US-China trade war: Back from the brink

The world’s two largest economies have called a trade truce but the combatants are likely to resume hostilities soon. The stock markets’ rally is unsustainable.

China and the United States stepped back from the brink of a full-blown tariff war on Saturday at the Group of 20 (G20) summit of major economies in Osaka.

After an impasse of about two months, President Donald Trump and President Xi Jinping agreed to resume trade talks and postpone levying additional tariffs.

In the short-term, the truce is a relief and global stock markets have rallied.

Both sides were playing for high stakes. The US president had threatened to slap new levies on roughly $300 billion of additional Chinese goods in July, extending existing tariffs to cover almost all Chinese imports into the United States.

In addition, the potential partial easing of US restrictions on exports to Chinese telecom equipment maker Huawei Technologies represents slightly more of a de-escalation than pundits had expected, although the details of a US climb-down remain unclear.

However, it is unlikely that the truce will hold. Hardliners in each camp are just too far apart to come to a resolution soon.

For one, there is a lack of an agreed mechanism for dispute settlement and they disagree vehemently over issues at the centre of US-China discussions, like technology leadership, intellectual property protection, market access, or government subsidies.

China could still thwart US companies’ access to China market under the guise of “unreliable entities”.

“It is slightly more likely that the US will impose tariffs on additional imports from China. We assume these tariffs would be applied at a 10% rate if they were imposed,” said economists at investment bank Goldman Sachs in a note to clients.

As the trade war rumbles on, China will have to continue with its balancing act of managing conflicting policy goals.

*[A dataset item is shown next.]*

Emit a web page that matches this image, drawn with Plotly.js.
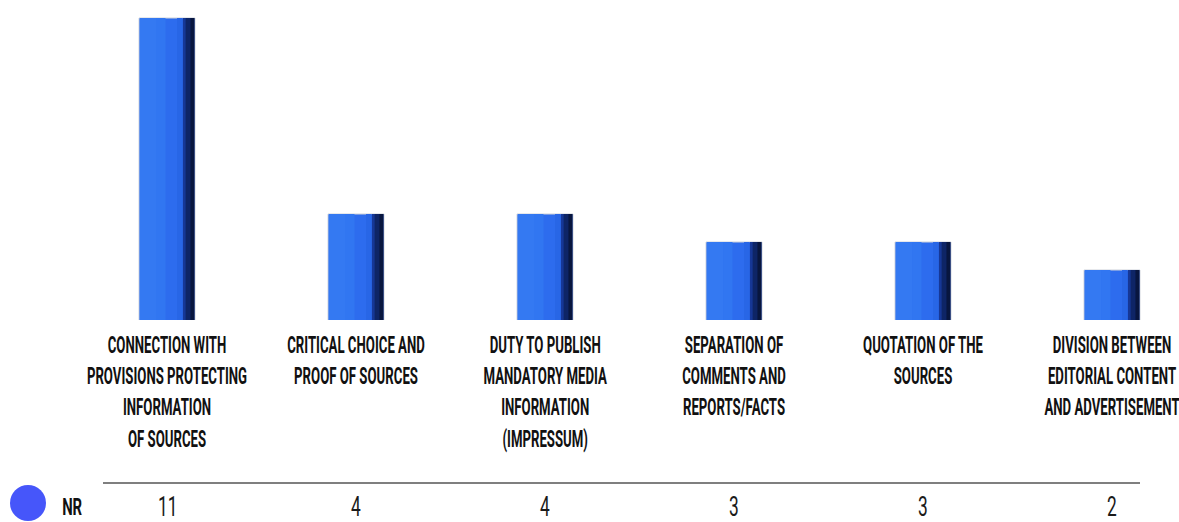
<!DOCTYPE html>
<html>
<head>
<meta charset="utf-8">
<script src="https://cdn.plot.ly/plotly-3.0.1.min.js"></script>
<style>
html,body{margin:0;padding:0;background:#fff;}
#chart{width:1179px;height:522px;}
</style>
</head>
<body>
<div id="chart"></div>
<script>
// ---- data ----
const categories = [
  "CONNECTION WITH<br>PROVISIONS PROTECTING<br>INFORMATION<br>OF SOURCES",
  "CRITICAL CHOICE AND<br>PROOF OF SOURCES",
  "DUTY TO PUBLISH<br>MANDATORY MEDIA<br>INFORMATION<br>(IMPRESSUM)",
  "SEPARATION OF<br>COMMENTS AND<br>REPORTS/FACTS",
  "QUOTATION OF THE<br>SOURCES",
  "DIVISION BETWEEN<br>EDITORIAL CONTENT<br>AND ADVERTISEMENT"
];
const seriesName = "NR";
const nrValues = [11, 4, 4, 3, 3, 2];

// ---- layout helpers ----
const W = 1179, H = 522;
const M = {l: 60, r: 20, t: 10, b: 202};
const plotW = W - M.l - M.r, plotH = H - M.t - M.b;
const px2paperX = p => (p - M.l) / plotW;
const px2paperY = p => (H - M.b - p) / plotH;
const step = 189;       // pixels per category
const firstCenter = 167;

const font = "Roboto, 'Noto Sans', sans-serif";

// 3D-ish bar built from overlaid bar traces of the same values
function barLayer(color, width, offset, line) {
  return {
    type: 'bar', x: categories, y: nrValues, name: seriesName,
    width: width, offset: offset, showlegend: false, hoverinfo: 'skip',
    marker: {color: color, line: line || {width: 0}}
  };
}
const bw = 0.296, half = bw / 2;
const traces = [
  barLayer('#2d6cee', bw, -half, {color: '#cfd3db', width: 1}),
  barLayer('#3479f2', 0.09, -half + 0.004),
  barLayer('#3176f1', 0.05, -half + 0.09),
  barLayer('#2866e6', 0.03, half - 0.095),
  barLayer('#163796', 0.016, half - 0.064),
  barLayer('#0e2566', 0.03, half - 0.05),
  barLayer('#08163f', 0.022, half - 0.024)
];

const annotations = categories.map((c, i) => ({
  xref: 'x', yref: 'paper', x: c, y: px2paperY(506),
  text: String(nrValues[i]), showarrow: false, xanchor: 'center', yanchor: 'middle',
  font: {family: font, size: 28, color: '#1a1a1a'}
}));
annotations.push({
  xref: 'paper', yref: 'paper', x: px2paperX(72), y: px2paperY(507),
  text: seriesName, showarrow: false, xanchor: 'center', yanchor: 'middle',
  font: {family: font, size: 24, color: '#111', weight: 'bold'}
});

const layout = {
  width: W, height: H,
  margin: M,
  paper_bgcolor: '#fff', plot_bgcolor: '#fff',
  barmode: 'overlay',
  showlegend: false,
  xaxis: {
    type: 'category',
    range: [-(firstCenter - M.l) / step, -(firstCenter - M.l) / step + plotW / step],
    showgrid: false, zeroline: false, showline: false, ticks: '',
    ticklabelstandoff: 8,
    tickfont: {family: font, size: 24, color: '#111', weight: 'bold'},
    tickangle: 0, fixedrange: true
  },
  yaxis: {
    range: [0.214, 0.214 + plotH / 28],
    visible: false, showgrid: false, zeroline: false, fixedrange: true
  },
  shapes: [
    {type: 'line', xref: 'paper', yref: 'paper',
     x0: px2paperX(103), x1: px2paperX(1140), y0: px2paperY(483), y1: px2paperY(483),
     line: {color: '#555', width: 1.5}},
    {type: 'circle', xref: 'paper', yref: 'paper', xsizemode: 'pixel', ysizemode: 'pixel',
     xanchor: px2paperX(28), yanchor: px2paperY(503),
     x0: -18, x1: 18, y0: -18, y1: 18,
     fillcolor: '#4656fa', line: {width: 0}}
  ],
  annotations: annotations
};

// condense text horizontally around its own centre (mimics a condensed display face)
function condense(sel, s) {
  document.querySelectorAll(sel).forEach(t => {
    const b = t.getBBox();
    const cx = b.x + b.width / 2;
    const tr = t.getAttribute('transform') || '';
    t.setAttribute('transform', tr + ` translate(${cx},0) scale(${s},1) translate(${-cx},0)`);
  });
}

Plotly.newPlot('chart', traces, layout, {displayModeBar: false, staticPlot: true}).then(() => {
  condense('#chart .xtick text', 0.55);
  condense('#chart .annotation-text', 0.62);
});
</script>
</body>
</html>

On the one hand, it sees the need for stimulus to offset slowing global growth and mitigate the impact of existing tariffs. The tariffs implemented to date will shave about a 0.2 percentage point off China’s growth this year through direct trade channels, said Michael Taylor at credit ratings agency Moody's Investors Service.

On the other hand, Beijing is still mindful of its medium-term goal of reducing leverage and improving the efficiency of private sector capital allocation.

Stimulus is likely to win out in the near term.

“We expect Chinese policy settings to be kept fairly loose given the lack of any immediate tariff relief and the upcoming 70th anniversary of the PRC. In particular, we would expect the USD/CNY exchange rate to remain below 7.00 in the very near term as long as productive negotiations are ongoing,” Goldman Sachs added.

Amid continuing trade war uncertainty, the markets’ rally is not sustainable.